Page extenders also enable you to design four-page spreads, unfolding to the left and right of two facing pages in your album. Sewn together by the manufacturer, these page protector additions are used by many scrapbookers in place of the two-page spreads that have become so popular in recent years. Page protectors that you use for panoramic spreads are either 8-1/2 inches x 11 inches or 12 inches x 12 inches, depending on the size of your pages.
Peek-a-boo windows are little page protectors that open like windows. You adhere them to the big page protector that covers your scrapbook page, so you can add more photos or journaling notes by attaching these little peek-a-boos at different angles onto your regular page protector. Peek-a-boo windows come in 12-inch-x-3-1/2-inch and other sizes (depending on the manufacturer). You can cut them to a size that’s appropriate for your design.
Photo flips are good for putting many photographs onto one page within a compact space. These photo-sized page protectors flip over one another. Attach a photo-flip strip directly to an existing full-sized page protector. Most of the photo flips come in 3-1/2-inch-x-5-inch, 4-inch-x-6-inch, and 5-inch-x -7-inch sizes.
Pop-up page protectors
Pop-up page protectors adhere to the inside corners along the spine edges of two facing scrapbook pages. They pop up when you open the two-page spread. The pop-up page protectors measure 5 inches x 8-1/2 inches.
Quikits are available in 8-1/2-inch-x-11-inch and 12-inch-x-12-inch sizes. The manufacturer sews little pockets onto the main page protector.

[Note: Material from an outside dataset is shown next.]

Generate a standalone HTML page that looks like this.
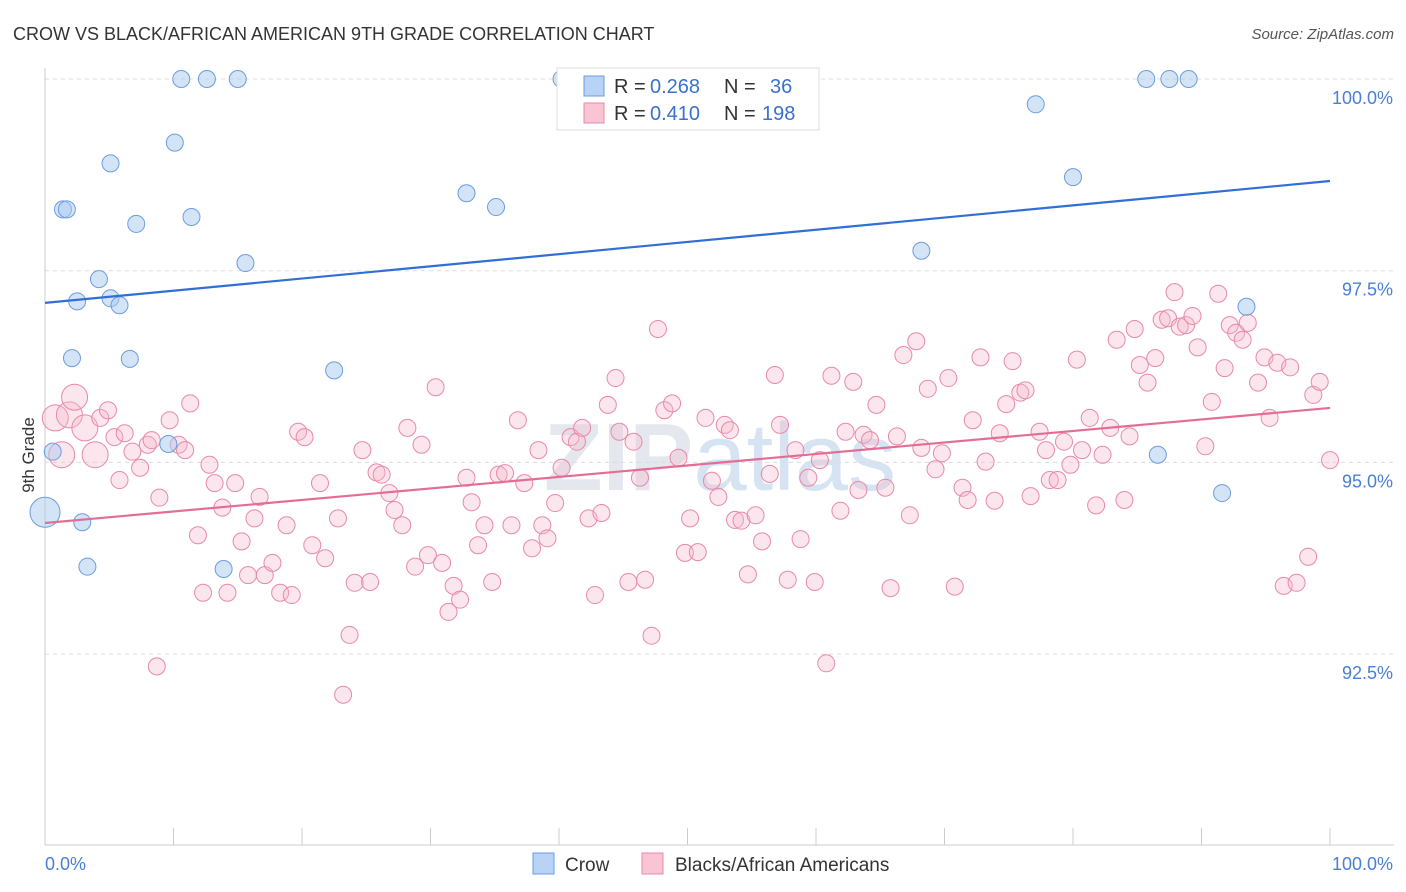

In them, you can put embellishments to keep them separate from your photographs or other items you deem necessary to your design. Put a two-sided paper on your main page protector and use a complementary or contrasting paper in the Quikits before adding your photos or embellishments; the result is a beautifully layered page.
Simple page extenders
Simple page extenders attach to your page protector’s edges with an adhesive strip, enabling you to extend your pages from the top, bottom, or either side of a standard page protector. Different manufacturers offer differing sizes of these extenders (from 3-inch-x-5-inch to a full 12-inch-x-12-inch size), and they’re creating new sizes all the time.
Swing shutters adhere to the right and left edges of a main page protector. In them, you can place items that coordinate with the rest of your page similar to the way shutters open and close over a window. Swing shutters are the same sizes as regular page protectors (in other words, 8-1/2 inches x 11 inches or 12 inches x 12 inches), but they’re split down the middle to provide the shutter effect.